#### [Provided information]
____
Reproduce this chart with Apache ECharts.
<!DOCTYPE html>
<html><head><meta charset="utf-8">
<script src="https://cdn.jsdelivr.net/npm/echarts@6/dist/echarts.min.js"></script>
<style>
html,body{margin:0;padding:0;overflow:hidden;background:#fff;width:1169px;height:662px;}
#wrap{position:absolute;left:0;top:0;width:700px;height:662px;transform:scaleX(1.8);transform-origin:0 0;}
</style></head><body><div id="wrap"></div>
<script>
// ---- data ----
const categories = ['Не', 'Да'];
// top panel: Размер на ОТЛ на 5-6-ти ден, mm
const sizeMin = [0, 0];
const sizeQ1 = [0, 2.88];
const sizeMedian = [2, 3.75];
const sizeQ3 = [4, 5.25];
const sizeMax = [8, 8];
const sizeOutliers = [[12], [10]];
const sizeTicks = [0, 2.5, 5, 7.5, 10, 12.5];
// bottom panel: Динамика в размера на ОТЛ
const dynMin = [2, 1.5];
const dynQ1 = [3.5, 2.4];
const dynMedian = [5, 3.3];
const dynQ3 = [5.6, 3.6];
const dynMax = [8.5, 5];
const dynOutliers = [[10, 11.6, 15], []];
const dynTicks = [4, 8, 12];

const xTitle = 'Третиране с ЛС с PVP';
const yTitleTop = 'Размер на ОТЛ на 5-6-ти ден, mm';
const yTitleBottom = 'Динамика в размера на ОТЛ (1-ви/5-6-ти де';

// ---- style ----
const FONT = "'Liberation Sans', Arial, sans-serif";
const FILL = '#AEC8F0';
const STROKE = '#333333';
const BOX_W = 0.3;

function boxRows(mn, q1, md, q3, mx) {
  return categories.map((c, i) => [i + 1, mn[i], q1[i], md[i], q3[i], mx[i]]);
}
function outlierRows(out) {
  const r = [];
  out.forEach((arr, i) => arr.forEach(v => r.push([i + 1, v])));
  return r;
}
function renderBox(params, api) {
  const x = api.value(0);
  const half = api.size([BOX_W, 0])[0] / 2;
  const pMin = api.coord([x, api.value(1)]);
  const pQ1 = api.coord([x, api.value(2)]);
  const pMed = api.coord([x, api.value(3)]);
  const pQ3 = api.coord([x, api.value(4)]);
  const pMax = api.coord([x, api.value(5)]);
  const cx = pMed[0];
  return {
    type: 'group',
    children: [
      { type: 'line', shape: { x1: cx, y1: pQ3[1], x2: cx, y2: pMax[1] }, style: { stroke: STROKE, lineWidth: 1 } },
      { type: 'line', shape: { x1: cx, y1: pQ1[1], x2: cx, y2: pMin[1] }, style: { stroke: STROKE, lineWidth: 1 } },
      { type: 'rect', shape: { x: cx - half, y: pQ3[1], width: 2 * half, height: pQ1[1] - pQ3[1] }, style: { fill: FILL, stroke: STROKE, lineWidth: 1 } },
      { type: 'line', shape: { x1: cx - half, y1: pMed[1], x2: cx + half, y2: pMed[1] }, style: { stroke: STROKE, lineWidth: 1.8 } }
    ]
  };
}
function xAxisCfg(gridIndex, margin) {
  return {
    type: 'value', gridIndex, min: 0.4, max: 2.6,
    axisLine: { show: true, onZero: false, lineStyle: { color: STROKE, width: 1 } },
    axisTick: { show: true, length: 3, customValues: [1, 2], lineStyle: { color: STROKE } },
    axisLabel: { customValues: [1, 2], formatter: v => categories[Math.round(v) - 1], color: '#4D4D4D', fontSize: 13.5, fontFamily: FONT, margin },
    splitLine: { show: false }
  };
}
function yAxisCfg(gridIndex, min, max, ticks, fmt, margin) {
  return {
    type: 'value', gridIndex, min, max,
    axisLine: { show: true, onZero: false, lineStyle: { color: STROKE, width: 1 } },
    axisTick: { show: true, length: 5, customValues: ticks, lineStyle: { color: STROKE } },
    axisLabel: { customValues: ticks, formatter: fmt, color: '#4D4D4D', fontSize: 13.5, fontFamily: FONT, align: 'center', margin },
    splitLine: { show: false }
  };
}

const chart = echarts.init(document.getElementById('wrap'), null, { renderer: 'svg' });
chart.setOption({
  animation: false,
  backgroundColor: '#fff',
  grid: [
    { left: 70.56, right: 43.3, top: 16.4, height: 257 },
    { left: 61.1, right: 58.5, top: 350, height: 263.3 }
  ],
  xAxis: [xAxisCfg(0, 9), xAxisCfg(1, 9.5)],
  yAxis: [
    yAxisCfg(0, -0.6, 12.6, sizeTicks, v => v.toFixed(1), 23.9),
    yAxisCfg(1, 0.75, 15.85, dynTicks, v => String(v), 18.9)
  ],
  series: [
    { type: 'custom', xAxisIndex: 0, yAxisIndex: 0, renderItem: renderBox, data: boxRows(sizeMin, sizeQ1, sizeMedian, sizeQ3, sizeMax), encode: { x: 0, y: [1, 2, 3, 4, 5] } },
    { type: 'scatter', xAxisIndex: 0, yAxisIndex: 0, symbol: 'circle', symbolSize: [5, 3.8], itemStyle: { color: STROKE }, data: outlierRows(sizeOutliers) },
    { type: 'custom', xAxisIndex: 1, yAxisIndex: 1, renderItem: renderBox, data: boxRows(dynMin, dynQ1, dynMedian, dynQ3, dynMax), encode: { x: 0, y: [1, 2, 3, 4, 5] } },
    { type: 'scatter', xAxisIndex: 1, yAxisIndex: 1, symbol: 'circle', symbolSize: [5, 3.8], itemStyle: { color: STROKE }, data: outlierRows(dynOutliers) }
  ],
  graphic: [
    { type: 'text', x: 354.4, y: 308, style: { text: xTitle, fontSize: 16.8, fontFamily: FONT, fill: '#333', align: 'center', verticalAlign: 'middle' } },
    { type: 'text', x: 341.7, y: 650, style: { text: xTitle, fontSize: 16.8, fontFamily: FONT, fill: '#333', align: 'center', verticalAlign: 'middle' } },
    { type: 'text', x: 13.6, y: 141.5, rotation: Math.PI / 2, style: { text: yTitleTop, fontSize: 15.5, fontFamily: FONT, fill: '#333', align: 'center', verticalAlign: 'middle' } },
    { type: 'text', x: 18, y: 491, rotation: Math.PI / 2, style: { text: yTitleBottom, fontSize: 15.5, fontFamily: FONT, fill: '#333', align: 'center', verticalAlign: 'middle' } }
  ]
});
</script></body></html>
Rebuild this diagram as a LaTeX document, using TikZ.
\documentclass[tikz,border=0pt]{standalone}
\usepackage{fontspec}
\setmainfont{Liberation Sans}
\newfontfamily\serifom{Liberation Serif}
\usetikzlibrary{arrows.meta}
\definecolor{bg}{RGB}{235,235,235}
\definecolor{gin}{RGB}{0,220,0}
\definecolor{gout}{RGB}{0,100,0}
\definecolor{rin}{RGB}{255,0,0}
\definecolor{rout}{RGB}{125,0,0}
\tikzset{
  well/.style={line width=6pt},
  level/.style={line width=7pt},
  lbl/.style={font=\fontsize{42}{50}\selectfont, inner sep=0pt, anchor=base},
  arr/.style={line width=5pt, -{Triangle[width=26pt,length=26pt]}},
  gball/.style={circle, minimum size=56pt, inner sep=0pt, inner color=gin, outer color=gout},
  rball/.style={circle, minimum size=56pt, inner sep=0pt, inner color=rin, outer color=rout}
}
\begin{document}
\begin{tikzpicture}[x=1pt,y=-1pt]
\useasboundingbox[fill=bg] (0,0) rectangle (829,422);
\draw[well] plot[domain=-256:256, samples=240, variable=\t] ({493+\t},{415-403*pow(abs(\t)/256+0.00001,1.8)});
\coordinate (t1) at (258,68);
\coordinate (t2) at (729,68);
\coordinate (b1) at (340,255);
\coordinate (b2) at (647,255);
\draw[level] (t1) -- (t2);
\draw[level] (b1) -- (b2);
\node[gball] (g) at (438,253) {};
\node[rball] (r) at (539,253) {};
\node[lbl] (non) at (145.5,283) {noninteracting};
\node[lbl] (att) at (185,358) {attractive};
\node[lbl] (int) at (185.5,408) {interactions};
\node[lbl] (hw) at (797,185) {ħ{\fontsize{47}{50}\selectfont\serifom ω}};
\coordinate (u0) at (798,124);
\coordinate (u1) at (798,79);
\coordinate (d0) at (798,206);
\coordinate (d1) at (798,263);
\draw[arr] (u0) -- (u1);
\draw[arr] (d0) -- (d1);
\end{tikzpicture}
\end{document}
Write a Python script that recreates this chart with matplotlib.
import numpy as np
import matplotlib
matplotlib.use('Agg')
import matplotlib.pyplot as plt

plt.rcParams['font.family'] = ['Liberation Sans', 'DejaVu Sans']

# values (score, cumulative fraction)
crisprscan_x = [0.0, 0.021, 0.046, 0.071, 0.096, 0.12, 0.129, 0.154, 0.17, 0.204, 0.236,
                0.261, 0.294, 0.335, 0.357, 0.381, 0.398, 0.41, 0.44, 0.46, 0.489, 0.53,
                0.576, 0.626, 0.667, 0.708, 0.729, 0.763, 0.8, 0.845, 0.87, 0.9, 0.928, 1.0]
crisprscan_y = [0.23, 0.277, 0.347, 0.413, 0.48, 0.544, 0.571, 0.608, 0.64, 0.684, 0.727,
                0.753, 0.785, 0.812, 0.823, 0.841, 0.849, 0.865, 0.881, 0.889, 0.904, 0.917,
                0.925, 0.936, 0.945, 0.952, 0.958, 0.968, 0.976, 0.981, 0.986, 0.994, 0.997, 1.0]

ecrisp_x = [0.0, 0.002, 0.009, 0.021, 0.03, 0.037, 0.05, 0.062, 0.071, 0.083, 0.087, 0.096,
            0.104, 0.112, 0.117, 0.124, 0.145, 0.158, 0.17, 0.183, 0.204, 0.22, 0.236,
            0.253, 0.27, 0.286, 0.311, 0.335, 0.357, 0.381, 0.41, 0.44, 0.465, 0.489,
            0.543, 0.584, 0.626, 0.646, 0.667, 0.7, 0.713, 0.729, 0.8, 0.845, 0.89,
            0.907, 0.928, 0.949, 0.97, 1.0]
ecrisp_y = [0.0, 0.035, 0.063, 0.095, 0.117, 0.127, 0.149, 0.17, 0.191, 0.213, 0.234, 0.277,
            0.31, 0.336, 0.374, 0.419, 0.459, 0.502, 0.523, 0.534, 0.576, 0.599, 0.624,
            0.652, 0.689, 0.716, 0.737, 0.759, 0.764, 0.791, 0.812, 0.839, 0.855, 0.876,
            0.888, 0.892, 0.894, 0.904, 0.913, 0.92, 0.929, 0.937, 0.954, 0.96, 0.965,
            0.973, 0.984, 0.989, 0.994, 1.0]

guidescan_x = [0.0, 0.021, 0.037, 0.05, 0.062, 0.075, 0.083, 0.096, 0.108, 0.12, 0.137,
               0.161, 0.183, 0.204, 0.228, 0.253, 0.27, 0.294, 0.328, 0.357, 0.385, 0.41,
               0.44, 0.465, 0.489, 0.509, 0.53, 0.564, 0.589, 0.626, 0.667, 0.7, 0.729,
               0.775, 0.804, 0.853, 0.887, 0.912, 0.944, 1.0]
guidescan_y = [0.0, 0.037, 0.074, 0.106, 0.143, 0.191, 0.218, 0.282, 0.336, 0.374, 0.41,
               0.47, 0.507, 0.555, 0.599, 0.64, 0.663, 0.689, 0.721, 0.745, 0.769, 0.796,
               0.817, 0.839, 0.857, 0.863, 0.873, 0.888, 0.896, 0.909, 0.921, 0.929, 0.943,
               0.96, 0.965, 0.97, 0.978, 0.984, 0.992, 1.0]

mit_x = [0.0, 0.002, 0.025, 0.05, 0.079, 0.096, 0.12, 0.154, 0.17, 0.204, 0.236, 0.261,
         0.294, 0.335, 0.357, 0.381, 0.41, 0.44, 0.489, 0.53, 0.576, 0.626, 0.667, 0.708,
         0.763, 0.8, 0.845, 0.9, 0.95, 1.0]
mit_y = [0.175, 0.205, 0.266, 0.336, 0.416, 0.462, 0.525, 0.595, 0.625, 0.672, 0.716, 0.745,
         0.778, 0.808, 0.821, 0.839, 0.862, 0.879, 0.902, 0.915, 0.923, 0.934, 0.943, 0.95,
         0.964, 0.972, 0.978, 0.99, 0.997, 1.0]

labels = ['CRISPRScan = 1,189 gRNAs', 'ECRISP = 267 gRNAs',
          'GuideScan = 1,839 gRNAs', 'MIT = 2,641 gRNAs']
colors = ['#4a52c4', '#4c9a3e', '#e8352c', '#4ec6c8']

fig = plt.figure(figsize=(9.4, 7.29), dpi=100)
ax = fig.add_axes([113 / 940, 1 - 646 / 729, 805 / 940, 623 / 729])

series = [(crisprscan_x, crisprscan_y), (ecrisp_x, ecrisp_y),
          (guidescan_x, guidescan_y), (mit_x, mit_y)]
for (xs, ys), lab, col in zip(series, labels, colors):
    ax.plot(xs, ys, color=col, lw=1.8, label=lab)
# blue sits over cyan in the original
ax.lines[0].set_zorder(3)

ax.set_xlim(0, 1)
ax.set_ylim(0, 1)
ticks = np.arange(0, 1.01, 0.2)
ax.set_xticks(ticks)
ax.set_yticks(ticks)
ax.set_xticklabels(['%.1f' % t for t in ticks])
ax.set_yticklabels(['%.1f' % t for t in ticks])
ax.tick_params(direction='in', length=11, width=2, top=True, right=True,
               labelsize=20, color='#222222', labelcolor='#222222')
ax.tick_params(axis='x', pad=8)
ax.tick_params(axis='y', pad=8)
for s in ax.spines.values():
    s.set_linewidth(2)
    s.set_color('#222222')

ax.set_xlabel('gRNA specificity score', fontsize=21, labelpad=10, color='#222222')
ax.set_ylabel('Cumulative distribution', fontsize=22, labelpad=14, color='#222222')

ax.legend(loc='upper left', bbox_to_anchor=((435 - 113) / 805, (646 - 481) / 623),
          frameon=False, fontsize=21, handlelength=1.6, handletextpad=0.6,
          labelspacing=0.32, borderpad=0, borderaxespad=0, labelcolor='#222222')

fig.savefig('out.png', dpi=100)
____
#### [Exercise task]
Transcribe word for word the lines from the one holding "Write a Python" through the one holding "0.994, 0.997, 1.0]". Include both, and add nothing.

#### [Result of this exercise]
Write a Python script that recreates this chart with matplotlib.
import numpy as np
import matplotlib
matplotlib.use('Agg')
import matplotlib.pyplot as plt

plt.rcParams['font.family'] = ['Liberation Sans', 'DejaVu Sans']

# values (score, cumulative fraction)
crisprscan_x = [0.0, 0.021, 0.046, 0.071, 0.096, 0.12, 0.129, 0.154, 0.17, 0.204, 0.236,
                0.261, 0.294, 0.335, 0.357, 0.381, 0.398, 0.41, 0.44, 0.46, 0.489, 0.53,
                0.576, 0.626, 0.667, 0.708, 0.729, 0.763, 0.8, 0.845, 0.87, 0.9, 0.928, 1.0]
crisprscan_y = [0.23, 0.277, 0.347, 0.413, 0.48, 0.544, 0.571, 0.608, 0.64, 0.684, 0.727,
                0.753, 0.785, 0.812, 0.823, 0.841, 0.849, 0.865, 0.881, 0.889, 0.904, 0.917,
                0.925, 0.936, 0.945, 0.952, 0.958, 0.968, 0.976, 0.981, 0.986, 0.994, 0.997, 1.0]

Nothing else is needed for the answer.